While Questing is an absorbing hobby in its own right, it opens the door for a number of Side-Quests that you may find enrich the experience. One such Side-Quest is to collect data for any of a number of Citizen Science projects actively under way in the twin states. By participating in Citizen Science projects as you Quest, you inform active conservation research efforts that seek to better understand and protect our local natural environments.
The Vermont Center for Ecostudies is one local research and conservation organization actively tapping into the power of crowd-sourced Citizen Science to aid local plant and animal species. The Center has set up a dozen different organized Citizen Science projects that community members like you can contribute to. They offer a range of expertise requirements from beginner to expert.
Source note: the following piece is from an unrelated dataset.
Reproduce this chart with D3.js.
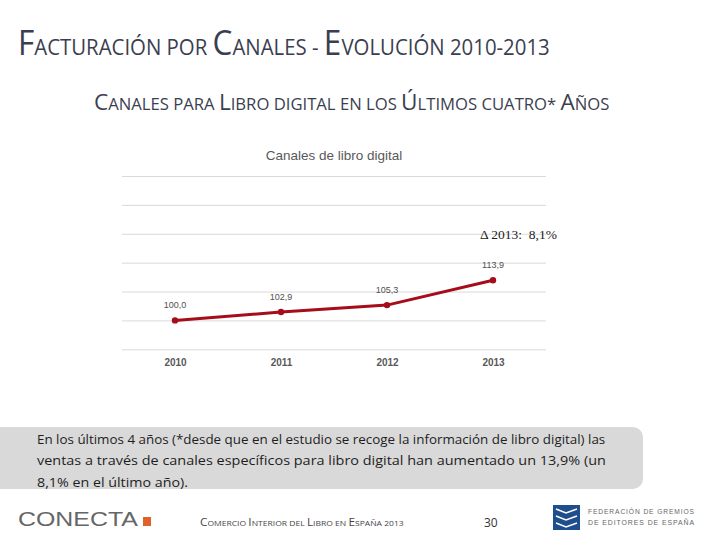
<!DOCTYPE html>
<html><head><meta charset="utf-8">
<script src="https://cdn.jsdelivr.net/npm/d3@7"></script>
<style>body{margin:0;background:#fff}svg{display:block}</style>
</head><body>
<svg id="c" width="720" height="540"></svg>
<script>
const years = ["2010","2011","2012","2013"];
const values = [100.0, 102.9, 105.3, 113.9];
const valueLabels = ["100,0","102,9","105,3","113,9"];
const yTicks = [90,100,110,120,130,140,150];
const chartTitle = "Canales de libro digital";
const deltaLabel = "Δ 2013:  8,1%";

const svg = d3.select("#c");
const ink = "#3b3e50";

function smallCaps(sel, str, big, small){
  const parts = str.match(/(\p{Lu}+|[^\p{Lu}]+)/gu);
  parts.forEach(p=>{
    const isUp = /^\p{Lu}+$/u.test(p);
    sel.append("tspan").attr("font-size", isUp?big:small).text(isUp?p:p.toUpperCase());
  });
}
// horizontally scale a left-anchored text to a target width
function fit(sel, x0, w){
  const n = sel.node().getComputedTextLength();
  const k = w / n;
  sel.attr("x", 0).attr("transform", `translate(${x0},0) scale(${k},1)`);
  sel.selectAll("tspan").attr("x", null);
}

const t1 = svg.append("text").attr("y",55).attr("fill",ink)
  .attr("font-family","'Open Sans', sans-serif");
smallCaps(t1,"Facturación por Canales - Evolución 2010-2013",34,22);
fit(t1,18,532);

const t2 = svg.append("text").attr("y",110).attr("fill",ink)
  .attr("font-family","'Open Sans', sans-serif");
smallCaps(t2,"Canales para Libro digital en los Últimos cuatro* Años",21,15.5);
fit(t2,94,516);

// chart
const x = d3.scalePoint().domain(years).range([122,546]).padding(0.5);
const y = d3.scaleLinear().domain([90,150]).range([349.3,176]);

svg.append("text").attr("x",334).attr("y",160).attr("text-anchor","middle")
  .attr("font-family","'Liberation Sans', Arial, sans-serif").attr("font-size",13.5).attr("fill","#595959")
  .text(chartTitle);

const grid = svg.append("g").attr("transform","translate(122,0)")
  .call(d3.axisLeft(y).tickValues(yTicks).tickSize(-(546-122)).tickFormat(""));
grid.select(".domain").remove();
grid.selectAll(".tick line").attr("stroke","#d9d9d9").attr("stroke-width",1);

const xa = svg.append("g").attr("transform","translate(0,349.3)")
  .call(d3.axisBottom(x).tickSize(0).tickPadding(10));
xa.select(".domain").remove();
xa.selectAll("text").attr("font-family","'Liberation Sans', Arial, sans-serif").attr("font-size",10)
  .attr("font-weight","bold").attr("fill","#595959");

const data = years.map((yr,i)=>({yr, v:values[i], l:valueLabels[i]}));
svg.append("path").datum(data)
  .attr("d", d3.line().x(d=>x(d.yr)).y(d=>y(d.v)))
  .attr("fill","none").attr("stroke","#a50d1a").attr("stroke-width",3).attr("stroke-linejoin","round");
svg.selectAll("circle.pt").data(data).enter().append("circle")
  .attr("cx",d=>x(d.yr)).attr("cy",d=>y(d.v)).attr("r",3.2).attr("fill","#a50d1a");
svg.selectAll("text.lbl").data(data).enter().append("text")
  .attr("x",d=>x(d.yr)).attr("y",d=>y(d.v)-12).attr("text-anchor","middle")
  .attr("font-family","'Liberation Sans', Arial, sans-serif").attr("font-size",9).attr("fill","#505050")
  .text(d=>d.l);

svg.append("text").attr("x",480).attr("y",239)
  .attr("font-family","'Liberation Serif', 'Times New Roman', serif").attr("font-size",13.5).attr("fill","#222")
  .style("white-space","pre").text(deltaLabel);

// comment box
svg.append("rect").attr("x",-10).attr("y",427).attr("width",653).attr("height",62).attr("rx",10).attr("fill","#d9d9d9");
const lines = [
  "En los últimos 4 años (*desde que en el estudio se recoge la información de libro digital) las",
  "ventas a través de canales específicos para libro digital han aumentado un 13,9% (un",
  "8,1% en el último año)."
];
const lw = [569,569,151];
lines.forEach((s,i)=>{
  const t = svg.append("text").attr("y",444+i*21.5)
    .attr("font-family","'Open Sans', sans-serif").attr("font-size",12.5).attr("fill","#1e1e1e").text(s);
  fit(t,37,lw[i]);
});

// footer
const cn = svg.append("text").attr("y",526).attr("font-family","'Liberation Sans', Arial, sans-serif")
  .attr("font-size",21).attr("fill","#666").text("CONECTA");
fit(cn,18,120);
svg.append("rect").attr("x",143).attr("y",517).attr("width",8).attr("height",9).attr("fill","#e0622a");

const ft = svg.append("text").attr("y",526).attr("fill","#444")
  .attr("font-family","'Open Sans', sans-serif");
smallCaps(ft,"Comercio Interior del Libro en España 2013",11,8);
fit(ft,200,204);

svg.append("text").attr("x",484).attr("y",527).attr("font-family","'Open Sans', sans-serif").attr("font-size",12).attr("fill","#333").text("30");

svg.append("rect").attr("x",553).attr("y",505).attr("width",27).attr("height",25).attr("fill","#1f4e8c");
["M556,509 L566,513 L577,509","M556,516 L566,520 L577,516","M556,523 L566,527 L577,523"].forEach(p=>{
  svg.append("path").attr("d",p).attr("fill","none").attr("stroke","#fff").attr("stroke-width",1.5);
});
const f1 = svg.append("text").attr("y",514).attr("font-family","'Liberation Sans', Arial, sans-serif").attr("font-size",7.5)
  .attr("fill","#666").attr("letter-spacing",1).text("FEDERACIÓN DE GREMIOS");
fit(f1,588,107);
const f2 = svg.append("text").attr("y",525).attr("font-family","'Liberation Sans', Arial, sans-serif").attr("font-size",7.5)
  .attr("fill","#666").attr("letter-spacing",1).text("DE EDITORES DE ESPAÑA");
fit(f2,588,107);
</script>
</body></html>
The VCE’s most popular project is the Vermont Atlas of Life, hosted on iNaturalist. iNaturalist is a website and smartphone app with which the most casual or expert observers of the natural world can help to keep track of the plant and animal species living in our local environments. The observations are logged in a public database of different species’ population data, which researchers and conservationists can then tap into.
iNaturalist is also a useful tool for Questers. You can take a photo of any species of plant or animal—mushroom to mammal—and members of the iNaturalist community will hop on and suggest possible identifications. Even the most obscure fungus or caterpillar will be reliably ID’d in likely a few hours, given your picture is detailed enough. The process is fun, intuitive, rewarding, and connects us to those in our communities that also find curiosity, splendor, and awe in the natural world. It also really enriches the Questing experience. Have you ever seen a new mushroom, insect, or shrub on a Quest, and wondered what it was? Snap a photo and upload it to iNaturalist to bring your discovery and learning full circle.
The Vermont Atlas of Life project has already logged more than 210,000 wildlife observations, of nearly 6,000 unique species residing in our tiny state. Citizen Scientists regularly log sightings of some of the most prolific residents like the American Robin (1,430 observations) and the Black-capped Chickadee (1,724 observations), submitting geographic data to help monitor population distribution and track trends from year to year. iNaturalist participants have also logged some of rarest and most ephemeral residents and visitors – like the Snowy Owl (250 observations, the 2017-2018 winter was a huge year for these), the Northern Two-lined Salamander (94 observations), and the Silvery Blue (88 observations).
A note on cataloging rare species: the pet trade is a real and serious threat to many species we know and love. For example, the wonderful wood turtle (0 observations on iNaturalist, and for good reason). Once relatively common in Vermont, the wood turtle has suffered habitat loss and illegal collection to the point of obtaining the classification of “endangered.” Reporting such species to public databases could accidentally lead to their being scooped up and sold.
However, these species are still perhaps the most critical to report. Reputable organizations like the VT Herpetology Atlas or the Vermont Department of Fish and Wildlife need need the help of Citizen Scientists to keep track of these endangered species to aid in their protection. So if you do encounter one of these beautiful shelled beasts, please report your sighting to an organization you can trust.